Don't tell my secrets and I won't tell yours
Have you ever wondered why Thais are so nice? Below is a news story about a senator who holds some deep, dark dirty secrets about Prime Minister Thaksin. Apparently he wouldn't divulge them because he's so nice.
Come on, Senator, if it's a matter of national importance, don't use etiquette as an excuse to play it coy. You have a duty to the country. If he's such a monster that the revelation of these secrets would destroy his political career, you need to stop him now, before he can do more damage. Give us the goods on him, or we might get the mistaken notion that you have blackmail in your heart.
'PM should back off or I'll reveal his secrets'
The Nation, 27 May 2006
Senator Sophon Supapong yesterday said he was the keeper of two secrets concerning caretaker Prime Minister Thaksin Shinawatra that could prove the undoing of the Thai Rak Thai leader.
Sophon yesterday denied ever having leaked the so-called Finland Plot and dismissed allegations he had asked Thaksin for a large amount of money and been refused.
Thaksin told his Cabinet on Thursday Sophon had fabricated a story about the so-called Finland Plot because he was angry he had not received a large amount of money from Thaksin that he had asked for.
"I have never thought about setting up a fund by asking for money from the PM," Sophon said yesterday.
"I have never entertained such an idea, particularly with this PM. Thaksin is making up stories to ruin my reputation,'' he said.
Sophon denied he had ever accused Thaksin of hiring someone to wreck the Brahmin shrine outside the Grand Hyatt Erawan Hotel because a Khmer fortune-teller had advised him to do so.
The senator said he and Thaksin had met at his home in Bangkok's Lat Phrao area four years ago because Thaksin had said he wanted to meet social critic Dr Prawase Wasi.

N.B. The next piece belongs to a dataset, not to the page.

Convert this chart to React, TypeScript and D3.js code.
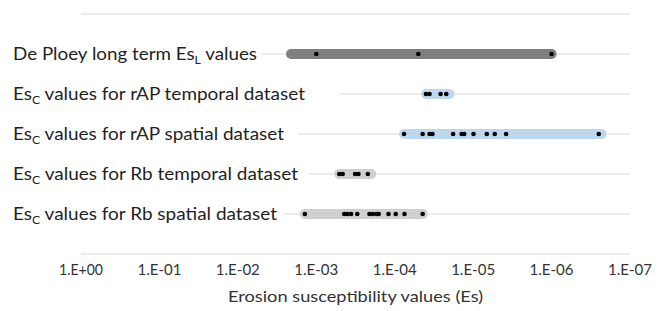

Sophon said he had arranged a meeting with Prawase and Lt-General Preecha Wannarat, then the deputy secretary-general of the PM's Office. He said his family had also attended the meeting.
Sophon said that during the meeting he had been made privy to two secrets that, should he reveal them, would jeopardise Thaksin's political future.
"Thaksin shouldn't have told us these two things. He must remember what he said.
"My sense of etiquette has always prevented me revealing what was said, because it might ruin him.
"But if Thaksin continues to sling mud, I'll be forced to tell the public what he said,'' said Sophon.
He said he was not the only one who had heard what Thaksin said - even Prawase had heard it.
"I have never accused anyone or any party of anything in relation to the Finland Plot. I'm not involved, and I don't even want to know who is," he said.
He said Thaksin should stop listening to his close aides so exclusively and should stop defaming him.
Sophon said he hoped Thaksin improved his moral integrity so that he would not be forced to reveal his dark secrets.
Sophon, when put on the spot by reporters in relation to what Thaksin had said, refused to say any more.
"If Thaksin does not improve himself, I may have to reveal the two secrets, because they are very serious matters. If I reveal them, I am not sure if Thaksin will be able to return to his post,'' he said.
Asked if Thaksin had already begun to act on the two matters, Sophon replied that he had.
He said he had heard all about the Finland Plot from many different people, particularly from within a group of October activists, and not from the People's Alliance for Democracy, as Thaksin believed.